Joe Hildebrand wrote:
> 
> On Jul 4, 2007, at 8:34 AM, Richard Dobson wrote:
> 
>> It is, but given the reason for it that its for database
>> implementation constraints (i.e. edging towards implementation specific)
> 
> I would argue that with PEP, and the access control models that it has,
> although this may be implementation-specific, almost every server
> implementation is going to grapple with this over time.
> 
>> IMO it would be better to be flexible and go for option 2 and let the
>> implementations decide their limits rather than have it hard coded in
>> the protocol to a value that might not allow for optimal performance
>> in certain environments.
> 
> It would be more flexible, at the cost of simplicity.  I disagree that
> this flexibility is important.

Has anyone put forward a use case for which this flexibility is needed?

>> I would go for option 2 and specify what error should be returned if
>> the client goes over the limit so it can present the appropriate user
>> interface for the end user.
> 
> Would you suggest protocol and standards language then?

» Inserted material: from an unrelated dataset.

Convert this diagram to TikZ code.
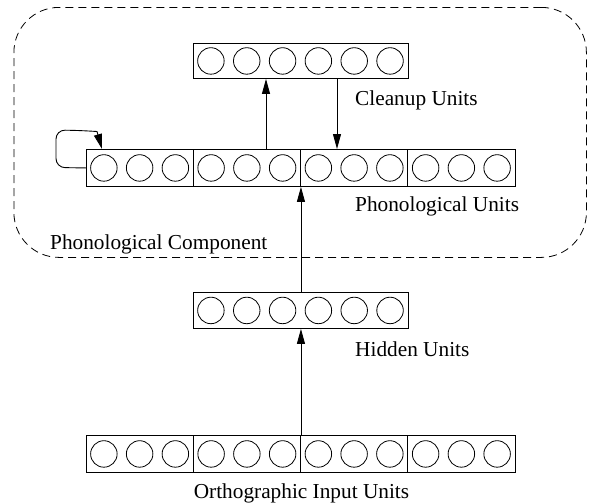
\documentclass[tikz,border=0pt]{standalone}
\usepackage{fontspec}
\setmainfont{Liberation Serif}
\usetikzlibrary{arrows.meta}
\begin{document}
\begin{tikzpicture}[x=1pt,y=-1pt,
  layer/.style={draw, line width=0.9pt, rectangle, inner sep=0pt, anchor=north west},
  unit/.style={line width=0.8pt},
  sep/.style={line width=0.9pt},
  lbl/.style={font=\fontsize{21.3}{25}\selectfont, inner sep=0pt, anchor=base west},
  conn/.style={line width=0.9pt, -{Triangle[length=15pt,width=8pt]}},
  frame/.style={draw, dash pattern=on 8pt off 5pt, line width=0.8pt, rounded corners=45pt, inner sep=0pt, anchor=north west}]
\useasboundingbox (0,0) rectangle (590,504);

% dashed component frame
\node[frame, minimum width=572.5pt, minimum height=250pt] (comp) at (13.5,7) {};

% layers
\node[layer, minimum width=215pt, minimum height=35pt] (cleanup) at (193,43) {};
\node[layer, minimum width=429pt, minimum height=37pt] (phon) at (86,149) {};
\node[layer, minimum width=215pt, minimum height=36pt] (hidden) at (193,292) {};
\node[layer, minimum width=429pt, minimum height=37pt] (ortho) at (86,435) {};

% units in six-unit layers
\foreach \b in {cleanup,hidden}{
  \foreach \i in {0,...,5}{
    \draw[unit] ([xshift={17.9pt+35.83pt*\i}]\b.west) circle (13.25pt);
  }
}
% units and group separators in twelve-unit layers
\foreach \b in {phon,ortho}{
  \foreach \i in {0,...,11}{
    \draw[unit] ([xshift={17.875pt+35.75pt*\i}]\b.west) circle (13.25pt);
  }
  \foreach \j in {1,2,3}{
    \draw[sep] ([xshift={107.25pt*\j}]\b.north west) -- ([xshift={107.25pt*\j}]\b.south west);
  }
}

% connectors
\coordinate (xa) at (266,0);
\coordinate (xb) at (337,0);
\draw[conn] (xa |- phon.north) -- (xa |- cleanup.south);
\draw[conn] (xb |- cleanup.south) -- (xb |- phon.north);
\draw[conn] (hidden.north) -- (hidden.north |- phon.south);
\draw[conn] (ortho.north) -- (hidden.south);
\coordinate (loopend) at ([xshift=16pt]phon.north west);
\draw[conn, rounded corners=9pt] (phon.west) -- (56,167.5) -- (56,130) -- (80,130.5) [sharp corners] -- (97,131.5) -- (loopend);

% labels
\node[lbl] (lclean) at (355,105) {Cleanup Units};
\node[lbl] (lphon) at (355,211.7) {Phonological Units};
\node[lbl] (lcomp) at (50,249.7) {Phonological Component};
\node[lbl] (lhid) at (355,356.7) {Hidden Units};
\node[lbl, anchor=base] (lorth) at (301.5,498) {Orthographic Input Units};
\end{tikzpicture}
\end{document}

In my working copy of rfc3921bis I have:

***

   The server SHOULD return a <not-allowed/> error to the client if the
   roster set violates any of the following rules:

   1.  The <item/> element MAY contain a 'name' attribute, but the value
       of the 'name' attribute SHOULD NOT be more than 1023 characters
       in length.
   2.  The XML character data of any given <group/> element MUST NOT be
       of zero length and SHOULD NOT be more than 1023 characters in
       length.

***

It says SHOULD NOT. If a server has good reasons to go over 1024, it is
perfectly allowed to do so. So this is a guideline, not a requirement.
As a guideline I think it makes a lot of sense (we can quibble over the
size).

Are there objections to that text? Suggestions for improvement?

We're painting the bike shed here, folks.